--- Begin STORED DATA ---

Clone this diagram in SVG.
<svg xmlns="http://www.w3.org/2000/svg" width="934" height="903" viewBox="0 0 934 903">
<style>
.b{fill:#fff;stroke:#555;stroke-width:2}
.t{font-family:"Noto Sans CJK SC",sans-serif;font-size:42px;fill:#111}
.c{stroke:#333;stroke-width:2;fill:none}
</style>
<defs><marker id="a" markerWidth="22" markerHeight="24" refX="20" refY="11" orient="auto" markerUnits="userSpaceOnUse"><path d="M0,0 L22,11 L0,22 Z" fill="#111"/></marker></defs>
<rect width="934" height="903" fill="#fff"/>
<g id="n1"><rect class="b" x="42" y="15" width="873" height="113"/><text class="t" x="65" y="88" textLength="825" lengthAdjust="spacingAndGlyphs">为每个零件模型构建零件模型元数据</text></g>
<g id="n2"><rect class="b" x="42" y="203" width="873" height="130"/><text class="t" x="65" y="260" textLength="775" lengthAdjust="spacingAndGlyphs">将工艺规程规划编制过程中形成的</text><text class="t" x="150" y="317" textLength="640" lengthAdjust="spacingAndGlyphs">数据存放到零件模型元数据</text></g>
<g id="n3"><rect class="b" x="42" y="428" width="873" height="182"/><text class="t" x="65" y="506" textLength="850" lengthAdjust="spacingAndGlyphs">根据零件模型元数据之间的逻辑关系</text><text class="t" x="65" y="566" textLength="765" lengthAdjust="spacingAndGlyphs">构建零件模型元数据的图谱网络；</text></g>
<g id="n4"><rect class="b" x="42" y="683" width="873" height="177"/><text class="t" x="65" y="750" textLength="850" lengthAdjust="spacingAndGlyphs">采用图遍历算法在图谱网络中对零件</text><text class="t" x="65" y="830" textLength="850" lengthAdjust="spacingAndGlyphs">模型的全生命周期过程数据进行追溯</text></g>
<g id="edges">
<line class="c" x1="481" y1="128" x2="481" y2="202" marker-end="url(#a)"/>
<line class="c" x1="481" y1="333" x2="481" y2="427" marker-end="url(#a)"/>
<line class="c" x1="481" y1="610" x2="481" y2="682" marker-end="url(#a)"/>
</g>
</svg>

--- End STORED DATA ---

▶ **WHAT IS NEEDED**: Give the material above again, word for word.

▶ **RESULT FOR THIS EXERCISE**:
Clone this diagram in SVG.
<svg xmlns="http://www.w3.org/2000/svg" width="934" height="903" viewBox="0 0 934 903">
<style>
.b{fill:#fff;stroke:#555;stroke-width:2}
.t{font-family:"Noto Sans CJK SC",sans-serif;font-size:42px;fill:#111}
.c{stroke:#333;stroke-width:2;fill:none}
</style>
<defs><marker id="a" markerWidth="22" markerHeight="24" refX="20" refY="11" orient="auto" markerUnits="userSpaceOnUse"><path d="M0,0 L22,11 L0,22 Z" fill="#111"/></marker></defs>
<rect width="934" height="903" fill="#fff"/>
<g id="n1"><rect class="b" x="42" y="15" width="873" height="113"/><text class="t" x="65" y="88" textLength="825" lengthAdjust="spacingAndGlyphs">为每个零件模型构建零件模型元数据</text></g>
<g id="n2"><rect class="b" x="42" y="203" width="873" height="130"/><text class="t" x="65" y="260" textLength="775" lengthAdjust="spacingAndGlyphs">将工艺规程规划编制过程中形成的</text><text class="t" x="150" y="317" textLength="640" lengthAdjust="spacingAndGlyphs">数据存放到零件模型元数据</text></g>
<g id="n3"><rect class="b" x="42" y="428" width="873" height="182"/><text class="t" x="65" y="506" textLength="850" lengthAdjust="spacingAndGlyphs">根据零件模型元数据之间的逻辑关系</text><text class="t" x="65" y="566" textLength="765" lengthAdjust="spacingAndGlyphs">构建零件模型元数据的图谱网络；</text></g>
<g id="n4"><rect class="b" x="42" y="683" width="873" height="177"/><text class="t" x="65" y="750" textLength="850" lengthAdjust="spacingAndGlyphs">采用图遍历算法在图谱网络中对零件</text><text class="t" x="65" y="830" textLength="850" lengthAdjust="spacingAndGlyphs">模型的全生命周期过程数据进行追溯</text></g>
<g id="edges">
<line class="c" x1="481" y1="128" x2="481" y2="202" marker-end="url(#a)"/>
<line class="c" x1="481" y1="333" x2="481" y2="427" marker-end="url(#a)"/>
<line class="c" x1="481" y1="610" x2="481" y2="682" marker-end="url(#a)"/>
</g>
</svg>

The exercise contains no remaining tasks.